• STORED DATA:

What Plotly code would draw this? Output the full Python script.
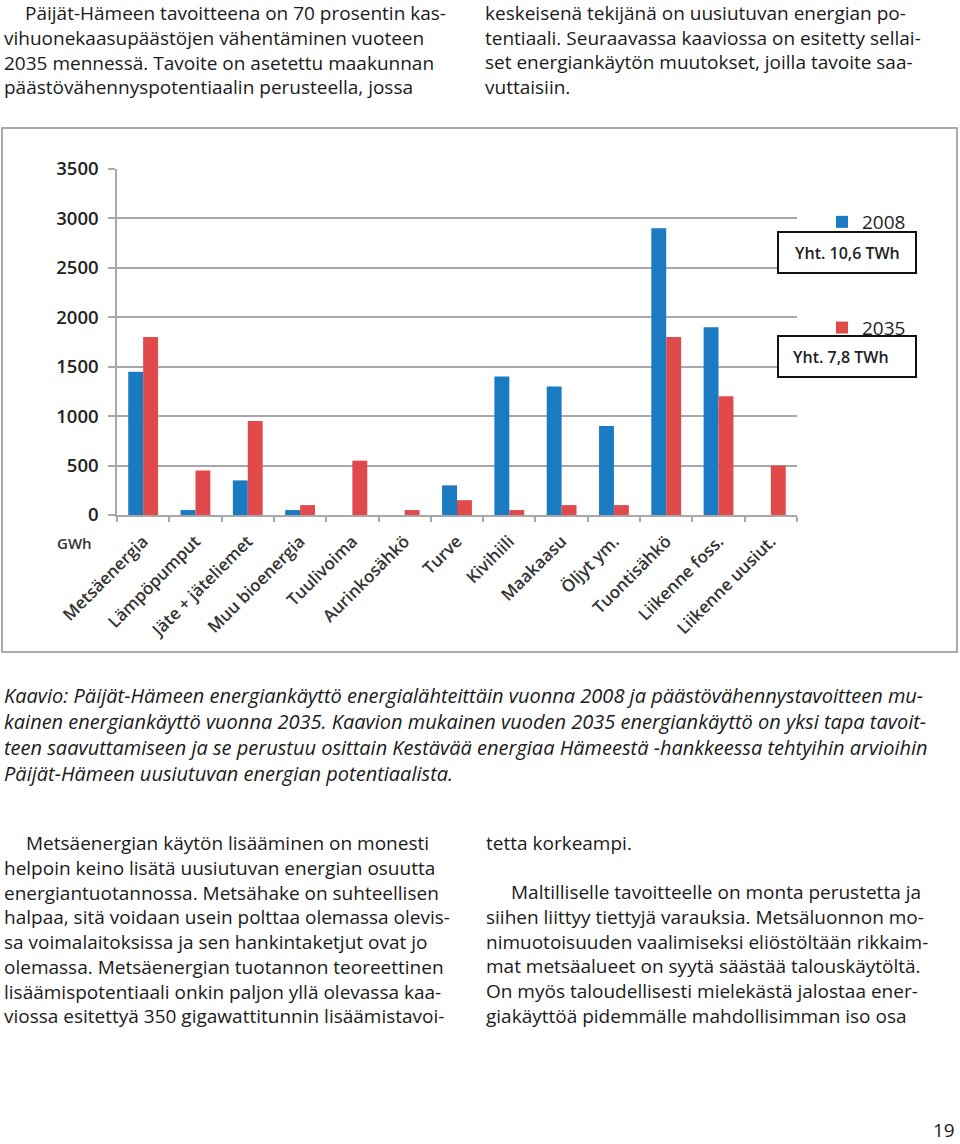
import plotly.graph_objects as go

# ---------------- data ----------------
categories = ["Metsäenergia", "Lämpöpumput", "Jäte + jäteliemet", "Muu bioenergia",
              "Tuulivoima", "Aurinkosähkö", "Turve", "Kivihiili", "Maakaasu",
              "Öljyt ym.", "Tuontisähkö", "Liikenne foss.", "Liikenne uusiut."]
values_2008 = [1450, 50, 350, 50, 0, 0, 300, 1400, 1300, 900, 2900, 1900, 0]
values_2035 = [1800, 450, 950, 100, 550, 50, 150, 50, 100, 100, 1800, 1200, 500]
series_names = ["2008", "2035"]
series_totals = ["Yht. 10,6 TWh", "Yht. 7,8 TWh"]
y_ticks = [0, 500, 1000, 1500, 2000, 2500, 3000, 3500]
unit_label = "GWh"

top_left = ["Päijät-Hämeen tavoitteena on 70 prosentin kas-",
            "vihuonekaasupäästöjen vähentäminen vuoteen",
            "2035 mennessä. Tavoite on asetettu maakunnan",
            "päästövähennyspotentiaalin perusteella, jossa"]
top_right = ["keskeisenä tekijänä on uusiutuvan energian po-",
             "tentiaali. Seuraavassa kaaviossa on esitetty sellai-",
             "set energiankäytön muutokset, joilla tavoite saa-",
             "vuttaisiin."]
caption = ["Kaavio: Päijät-Hämeen energiankäyttö energialähteittäin vuonna 2008 ja päästövähennystavoitteen mu-",
           "kainen energiankäyttö vuonna 2035. Kaavion mukainen vuoden 2035 energiankäyttö on yksi tapa tavoit-",
           "teen saavuttamiseen ja se perustuu osittain Kestävää energiaa Hämeestä -hankkeessa tehtyihin arvioihin",
           "Päijät-Hämeen uusiutuvan energian potentiaalista."]
bottom_left = ["Metsäenergian käytön lisääminen on monesti",
               "helpoin keino lisätä uusiutuvan energian osuutta",
               "energiantuotannossa. Metsähake on suhteellisen",
               "halpaa, sitä voidaan usein polttaa olemassa olevis-",
               "sa voimalaitoksissa ja sen hankintaketjut ovat jo",
               "olemassa. Metsäenergian tuotannon teoreettinen",
               "lisäämispotentiaali onkin paljon yllä olevassa kaa-",
               "viossa esitettyä 350 gigawattitunnin lisäämistavoi-"]
bottom_right_1 = ["tetta korkeampi."]
bottom_right_2 = ["Maltilliselle tavoitteelle on monta perustetta ja",
                  "siihen liittyy tiettyjä varauksia. Metsäluonnon mo-",
                  "nimuotoisuuden vaalimiseksi eliöstöltään rikkaim-",
                  "mat metsäalueet on syytä säästää talouskäytöltä.",
                  "On myös taloudellisesti mielekästä jalostaa ener-",
                  "giakäyttöä pidemmälle mahdollisimman iso osa"]
page_number = "19"

# ---------------- style ----------------
W, H = 960, 1144
BLUE = "#1a7bc3"
RED = "#e04a4b"
GRID = "#a8a8a8"
FONT = "Open Sans"
TXT = "#1a1a1a"
BODY = 19
LH = 1.3  # plotly line height factor


def X(px):
    return px / W


def Y(py):
    return 1 - py / H


fig = go.Figure()
fig.add_trace(go.Bar(x=categories, y=values_2008, name=series_names[0],
                     marker=dict(color=BLUE, line=dict(width=0)), legendgroup="a"))
fig.add_trace(go.Bar(x=categories, y=values_2035, name=series_names[1],
                     marker=dict(color=RED, line=dict(width=0)), legendgroup="b"))

annotations = []


def block(lines, x, y_first, size=BODY, italic=False):
    """multi-line left-aligned block; y_first = centre of first line (px)"""
    n = len(lines)
    yc = y_first + (n - 1) * size * LH / 2
    annotations.append(dict(
        text="<br>".join(lines), x=X(x), y=Y(yc),
        xref="paper", yref="paper", xanchor="left", yanchor="middle",
        align="left", showarrow=False, borderpad=0,
        font=dict(family=FONT, size=size, color=TXT,
                  style="italic" if italic else "normal")))


def paragraph(lines, x_first, x_rest, y_first, size=BODY):
    block(lines[:1], x_first, y_first, size)
    if len(lines) > 1:
        block(lines[1:], x_rest, y_first + size * LH, size)


paragraph(top_left, 24, 3, 13)
block(top_right, 484, 13)
block(caption, 3, 695, size=20, italic=True)
paragraph(bottom_left, 25, 3, 843)
block(bottom_right_1, 485, 843)
paragraph(bottom_right_2, 510, 485, 892)

annotations.append(dict(text=page_number, x=X(944), y=Y(1130), xref="paper", yref="paper",
                        xanchor="center", yanchor="middle", showarrow=False,
                        font=dict(family=FONT, size=19, color=TXT)))
annotations.append(dict(text=unit_label, x=X(74), y=Y(543), xref="paper", yref="paper",
                        xanchor="center", yanchor="middle", showarrow=False,
                        font=dict(family=FONT, size=15, color="#333", weight=600)))

# totals boxes
box_rows = [(232, 273, 847), (336, 377, 841)]
shapes = []
for (y0, y1, tx), t in zip(box_rows, series_totals):
    shapes.append(dict(type="rect", xref="paper", yref="paper",
                       x0=X(778), x1=X(916), y0=Y(y1), y1=Y(y0),
                       line=dict(color="#111", width=2), fillcolor="white", layer="above"))
    annotations.append(dict(text=t, x=X(tx), y=Y((y0 + y1) / 2), xref="paper", yref="paper",
                            xanchor="center", yanchor="middle", showarrow=False,
                            font=dict(family=FONT, size=16, color="#222", weight=600)))

# chart frame
shapes.append(dict(type="rect", xref="paper", yref="paper",
                   x0=X(2), x1=X(957), y0=Y(652), y1=Y(128),
                   line=dict(color="#909090", width=1.5), fillcolor="rgba(0,0,0,0)",
                   layer="below"))

fig.update_layout(
    width=W, height=H,
    margin=dict(l=0, r=0, t=0, b=0),
    paper_bgcolor="white", plot_bgcolor="white",
    barmode="group", bargap=0.43, bargroupgap=0,
    font=dict(family=FONT, color="#222"),
    showlegend=True,
    legend=dict(x=X(822), y=Y(203), xanchor="left", yanchor="top",
                font=dict(family=FONT, size=19, color="#222"),
                tracegroupgap=78, bgcolor="rgba(0,0,0,0)"),
    annotations=annotations,
    shapes=shapes,
    xaxis=dict(domain=[X(117), X(797)], type="category",
               showline=True, linecolor=GRID, linewidth=1.5,
               ticks="outside", tickson="boundaries", ticklen=5, tickcolor=GRID, tickwidth=1.5,
               tickangle=-45, ticklabelstandoff=8,
               tickfont=dict(family=FONT, size=17, color="#333", weight=600),
               showgrid=False, automargin=False, fixedrange=True),
    yaxis=dict(domain=[Y(515), Y(169)], range=[0, 3500],
               tickvals=y_ticks, ticktext=[str(v) for v in y_ticks],
               showline=True, linecolor=GRID, linewidth=1.5,
               ticks="outside", ticklen=7, tickcolor=GRID, tickwidth=1.5,
               ticklabelstandoff=6,
               showgrid=True, gridcolor=GRID, gridwidth=1.5, zeroline=False,
               tickfont=dict(family=FONT, size=18.5, color="#222", weight=600),
               automargin=False, fixedrange=True),
)

fig.write_html("out.html", config={"displayModeBar": False},
               post_script="document.body.style.margin='0';document.body.style.overflow='hidden';")
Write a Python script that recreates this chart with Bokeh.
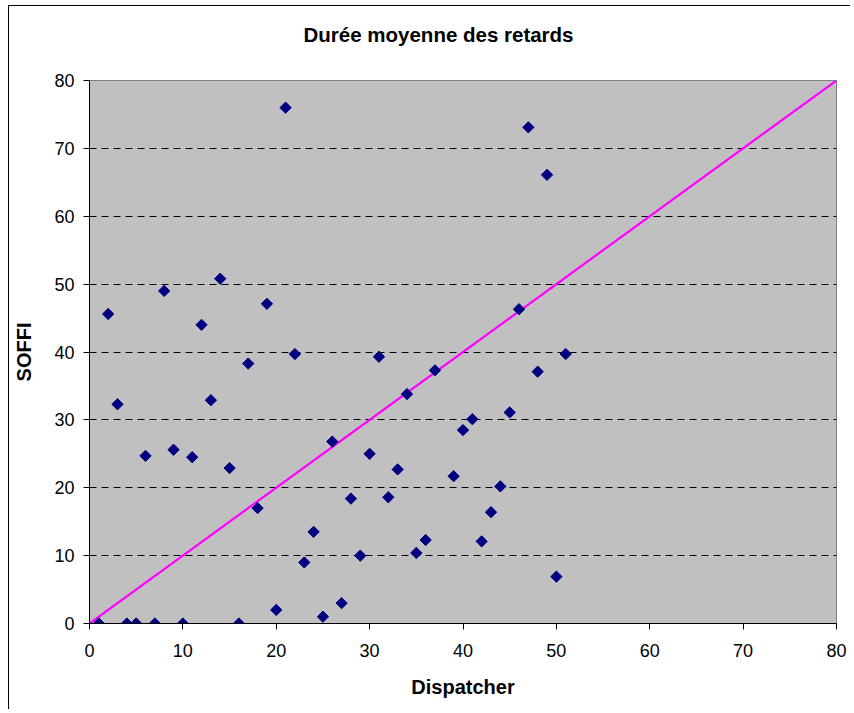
import numpy as np
from bokeh.plotting import figure
from bokeh.models import Range1d, FixedTicker, Title
from bokeh.embed import file_html
from bokeh.resources import INLINE

# Data
dispatcher = [1, 2, 3, 4, 5, 6, 7, 8, 9, 10, 11, 12, 13, 14, 15, 16, 17, 18, 19, 20,
              21, 22, 23, 24, 25, 26, 27, 28, 29, 30, 31, 32, 33, 34, 35, 36, 37,
              39, 40, 41, 42, 43, 44, 45, 46, 47, 48, 49, 50, 51]
soffi = [0, 45.6, 32.3, 0, 0, 24.7, 0, 49.0, 25.6, 0, 24.5, 44.0, 32.9, 50.8, 22.9, 0,
         38.3, 17.0, 47.1, 2.0, 76.0, 39.7, 9.0, 13.5, 1.0, 26.8, 3.0, 18.4, 10.0, 25.0,
         39.3, 18.6, 22.7, 33.8, 10.4, 12.3, 37.3,
         21.7, 28.5, 30.1, 12.1, 16.4, 20.2, 31.1, 46.3, 73.1, 37.1, 66.1, 6.9, 39.7]
diag_x = [0, 81]
diag_y = [0, 81]
ticks = [0, 10, 20, 30, 40, 50, 60, 70, 80]
title_text = "Durée moyenne des retards"

FONT = "Liberation Sans"

p = figure(
    output_backend="svg", toolbar_location=None,
    frame_width=747, frame_height=543,
    min_border_left=80, min_border_top=74, min_border_bottom=86, min_border_right=14,
    x_range=Range1d(0, 80), y_range=Range1d(0, 80),
    background_fill_color="#C0C0C0", border_fill_color="white",
    outline_line_color="#808080",
    title=None,
)
p.styles = {"margin-left": "8px", "margin-top": "5px",
            "border-left": "1px solid black", "border-top": "1px solid black"}

# spacer between the title and the plot area (white on white, so not seen)
spacer = Title(text=".", standoff=32, text_font_size="1px", text_color="white")
p.add_layout(spacer, "above")
t = Title(text=title_text, align="left", offset=214,
          text_font=FONT, text_font_size="20.5px", text_font_style="bold",
          text_color="black", standoff=0)
p.add_layout(t, "above")

# grid
p.xgrid.visible = False
p.ygrid.ticker = FixedTicker(ticks=ticks)
p.ygrid.grid_line_color = "black"
p.ygrid.grid_line_dash = "7 5"
p.ygrid.grid_line_width = 1

for ax in (p.xaxis[0], p.yaxis[0]):
    ax.ticker = FixedTicker(ticks=ticks)
    ax.minor_tick_line_color = None
    ax.major_tick_in = 0
    ax.major_tick_out = 6
    ax.major_tick_line_color = "black"
    ax.axis_line_color = "black"
    ax.major_label_text_font = FONT
    ax.major_label_text_font_size = "18px"
    ax.major_label_text_color = "black"
    ax.axis_label_text_font = FONT
    ax.axis_label_text_font_size = "20px"
    ax.axis_label_text_font_style = "bold"
    ax.axis_label_text_color = "black"

p.xaxis.axis_label = "Dispatcher"
p.yaxis.axis_label = "SOFFI"
p.yaxis.major_label_standoff = 9
p.yaxis.axis_label_standoff = 16
p.xaxis.major_label_standoff = 14
p.xaxis.axis_label_standoff = 16

p.line(diag_x, diag_y, line_color="#FF00FF", line_width=2.2)
p.scatter(dispatcher, soffi, marker="square", angle=np.pi / 4, size=8,
          fill_color="#000080", line_color="#000080")

open("out.html", "w").write(file_html(p, INLINE))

• SHORT PROBLEM: The lines from the start of the data through the line that contains "import plotly.graph_objects as go" are to be returned exactly, please, with both ends included and every picture left out.

• SOLUTION:
What Plotly code would draw this? Output the full Python script.
import plotly.graph_objects as go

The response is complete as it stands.